* _Information shown_
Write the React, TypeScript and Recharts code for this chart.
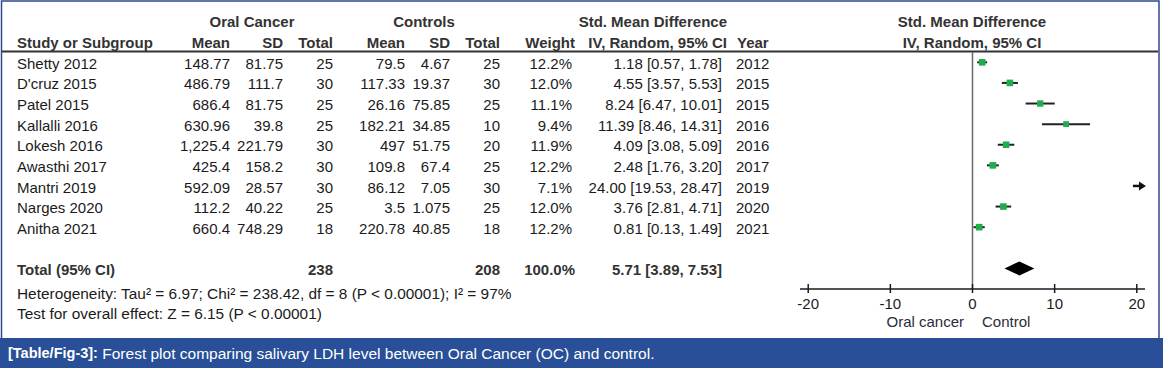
import React from 'react';
import { ScatterChart, Scatter, XAxis, YAxis, ReferenceLine } from 'recharts';

const FONT = '"Liberation Sans", Arial, Helvetica, sans-serif';

// ---------- data ----------
const studies = ['Shetty 2012', "D'cruz 2015", 'Patel 2015', 'Kallalli 2016', 'Lokesh 2016', 'Awasthi 2017', 'Mantri 2019', 'Narges 2020', 'Anitha 2021'];
const ocMean = ['148.77', '486.79', '686.4', '630.96', '1,225.4', '425.4', '592.09', '112.2', '660.4'];
const ocSD = ['81.75', '111.7', '81.75', '39.8', '221.79', '158.2', '28.57', '40.22', '748.29'];
const ocTotal = [25, 30, 25, 25, 30, 30, 30, 25, 18];
const ctMean = ['79.5', '117.33', '26.16', '182.21', '497', '109.8', '86.12', '3.5', '220.78'];
const ctSD = ['4.67', '19.37', '75.85', '34.85', '51.75', '67.4', '7.05', '1.075', '40.85'];
const ctTotal = [25, 30, 25, 10, 20, 25, 30, 25, 18];
const weights = [12.2, 12.0, 11.1, 9.4, 11.9, 12.2, 7.1, 12.0, 12.2];
const smd = [1.18, 4.55, 8.24, 11.39, 4.09, 2.48, 24.0, 3.76, 0.81];
const ciLow = [0.57, 3.57, 6.47, 8.46, 3.08, 1.76, 19.53, 2.81, 0.13];
const ciHigh = [1.78, 5.53, 10.01, 14.31, 5.09, 3.2, 28.47, 4.71, 1.49];
const years = [2012, 2015, 2015, 2016, 2016, 2017, 2019, 2020, 2021];

const totalOC = 238;
const totalCT = 208;
const totalWeight = '100.0%';
const totalEst = 5.71;
const totalLow = 3.89;
const totalHigh = 7.53;

const heterogeneity = 'Heterogeneity: Tau\u00B2 = 6.97; Chi\u00B2 = 238.42, df = 8 (P < 0.00001); I\u00B2 = 97%';
const overallTest = 'Test for overall effect: Z = 6.15 (P < 0.00001)';

const xTicks = [-20, -10, 0, 10, 20];
const X_DOMAIN: [number, number] = [-21, 21];
const TOTAL_ROW = 10;

// ---------- layout ----------
const W = 1163;
const H = 368;
const LX = 17;
const ROW_Y0 = 63;
const ROW_DY = 20.7;
const TOTAL_Y = 269;
const HET_Y = 293;
const TEST_Y = 313;

const fmtCI = (e: number, l: number, h: number) => `${e.toFixed(2)} [${l.toFixed(2)}, ${h.toFixed(2)}]`;

function T({ x, y, anchor = 'start', bold = false, size = 15, fill = '#1b1b1b', children }: any) {
  return (
    <text x={x} y={y} textAnchor={anchor} dominantBaseline="central" fontFamily={FONT} fontSize={size} fontWeight={bold ? 'bold' : 'normal'} fill={fill}>
      {children}
    </text>
  );
}

const AxisTick = (props: any) => {
  const { x, y, payload } = props;
  return (
    <g>
      <line x1={x} x2={x} y1={y - 5} y2={y + 4} stroke="#1b1b1b" strokeWidth={1.5} />
      <text x={x} y={y + 14} textAnchor="middle" dominantBaseline="central" fontFamily={FONT} fontSize={15} fill="#1b1b1b">
        {String(payload.value)}
      </text>
    </g>
  );
};

const Square = (props: any) => {
  const { cx, cy, payload } = props;
  const s = Math.sqrt(payload.w) * 1.9;
  return <rect x={cx - s / 2} y={cy - s / 2} width={s} height={s} fill="#1fae4b" />;
};

const Diamond = (props: any) => {
  const { x1, y1, x2 } = props;
  const mid = (x1 + x2) / 2;
  const h = 7;
  return <polygon points={`${x1},${y1} ${mid},${y1 - h} ${x2},${y1} ${mid},${y1 + h}`} fill="#000" />;
};

const ArrowLine = (props: any) => {
  const { x1, y1, x2 } = props;
  return (
    <g>
      <line x1={x1} y1={y1} x2={x2 - 4} y2={y1} stroke="#111" strokeWidth={2.5} />
      <polygon points={`${x2 + 1},${y1} ${x2 - 6},${y1 - 4.5} ${x2 - 6},${y1 + 4.5}`} fill="#111" />
    </g>
  );
};

export default function App() {
  const points = studies
    .map((s, i) => ({ name: s, x: smd[i], y: i, w: weights[i] }))
    .filter((p) => p.x >= X_DOMAIN[0] && p.x <= X_DOMAIN[1]);

  const rowY = (i: number) => ROW_Y0 + ROW_DY * i;

  return (
    <div style={{ position: 'absolute', left: 0, top: 0, width: W, height: H, background: '#fff' }}>
      <svg width={W} height={H} style={{ position: 'absolute', left: 0, top: 0 }}>
        {/* frame */}
        <rect x={1.5} y={1} width={1157.5} height={340} fill="none" stroke="#2c4a8a" strokeWidth={1.5} />
        {/* header texts */}
        <T x={252} y={21} anchor="middle" bold fill="#333">Oral Cancer</T>
        <T x={424} y={21} anchor="middle" bold fill="#333">Controls</T>
        <T x={727} y={21} anchor="end" bold fill="#333">Std. Mean Difference</T>
        <T x={972} y={21} anchor="middle" bold fill="#333">Std. Mean Difference</T>
        <T x={LX} y={42} bold fill="#333">Study or Subgroup</T>
        <T x={230} y={42} anchor="end" bold fill="#333">Mean</T>
        <T x={283} y={42} anchor="end" bold fill="#333">SD</T>
        <T x={333} y={42} anchor="end" bold fill="#333">Total</T>
        <T x={405} y={42} anchor="end" bold fill="#333">Mean</T>
        <T x={450} y={42} anchor="end" bold fill="#333">SD</T>
        <T x={500} y={42} anchor="end" bold fill="#333">Total</T>
        <T x={575} y={42} anchor="end" bold fill="#333">Weight</T>
        <T x={727} y={42} anchor="end" bold fill="#333">IV, Random, 95% CI</T>
        <T x={737} y={42} bold fill="#333">Year</T>
        <T x={972} y={42} anchor="middle" bold fill="#333">IV, Random, 95% CI</T>
        <line x1={2} x2={1158} y1={51.5} y2={51.5} stroke="#333" strokeWidth={2} />

        {studies.map((s, i) => (
          <g key={s}>
            <T x={LX} y={rowY(i)}>{s}</T>
            <T x={230} y={rowY(i)} anchor="end">{ocMean[i]}</T>
            <T x={283} y={rowY(i)} anchor="end">{ocSD[i]}</T>
            <T x={333} y={rowY(i)} anchor="end">{ocTotal[i]}</T>
            <T x={405} y={rowY(i)} anchor="end">{ctMean[i]}</T>
            <T x={450} y={rowY(i)} anchor="end">{ctSD[i]}</T>
            <T x={500} y={rowY(i)} anchor="end">{ctTotal[i]}</T>
            <T x={572} y={rowY(i)} anchor="end">{weights[i].toFixed(1)}%</T>
            <T x={722} y={rowY(i)} anchor="end">{fmtCI(smd[i], ciLow[i], ciHigh[i])}</T>
            <T x={736} y={rowY(i)}>{years[i]}</T>
          </g>
        ))}

        <T x={LX} y={TOTAL_Y} bold fill="#333">Total (95% CI)</T>
        <T x={333} y={TOTAL_Y} anchor="end" bold fill="#333">{totalOC}</T>
        <T x={500} y={TOTAL_Y} anchor="end" bold fill="#333">{totalCT}</T>
        <T x={575} y={TOTAL_Y} anchor="end" bold fill="#333">{totalWeight}</T>
        <T x={722} y={TOTAL_Y} anchor="end" bold fill="#333">{fmtCI(totalEst, totalLow, totalHigh)}</T>
        <T x={LX} y={HET_Y} size={15.4}>{heterogeneity}</T>
        <T x={LX} y={TEST_Y} size={15.4}>{overallTest}</T>

        <T x={964} y={321} anchor="end" fill="#2b2b3a">Oral cancer</T>
        <T x={982} y={321} fill="#2b2b3a">Control</T>

        {/* caption bar */}
        <rect x={0} y={338} width={W} height={H - 338} fill="#284f97" />
        <text x={8} y={353} dominantBaseline="central" fontFamily={FONT} fill="#fff">
          <tspan fontWeight="bold" fontSize={14.5}>[Table/Fig-3]:</tspan>
          <tspan fontSize={15.5}> Forest plot comparing salivary LDH level between Oral Cancer (OC) and control.</tspan>
        </text>
      </svg>

      <div style={{ position: 'absolute', left: 0, top: 0 }}>
        <ScatterChart width={W} height={H} margin={{ top: 52, right: 18, bottom: 49, left: 800 }}>
          <XAxis
            type="number"
            dataKey="x"
            domain={X_DOMAIN}
            ticks={xTicks}
            interval={0}
            allowDataOverflow
            height={30}
            tickSize={0}
            tickMargin={0}
            tickLine={false}
            axisLine={{ stroke: '#1b1b1b', strokeWidth: 1.5 }}
            tick={(p: any) => <AxisTick {...p} />}
          />
          <YAxis type="number" dataKey="y" domain={[-0.5, 11]} reversed hide allowDataOverflow />
          <ReferenceLine x={0} stroke="#6a6a6a" strokeWidth={1.5} />
          {studies.map((s, i) => {
            const hi = Math.min(ciHigh[i], X_DOMAIN[1]);
            const over = ciHigh[i] > X_DOMAIN[1];
            return (
              <ReferenceLine
                key={'ci' + s}
                segment={[{ x: ciLow[i], y: i }, { x: hi, y: i }]}
                stroke="#222"
                strokeWidth={2}
                shape={over ? ArrowLine : undefined}
              />
            );
          })}
          <ReferenceLine segment={[{ x: totalLow, y: TOTAL_ROW }, { x: totalHigh, y: TOTAL_ROW }]} shape={Diamond} />
          <Scatter data={points} shape={Square} isAnimationActive={false} />
        </ScatterChart>
      </div>
    </div>
  );
}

* _Goal of the exercise_
Take each line containing the string "React" and copy it out.

* _Answer below_
Write the React, TypeScript and Recharts code for this chart.
import React from 'react';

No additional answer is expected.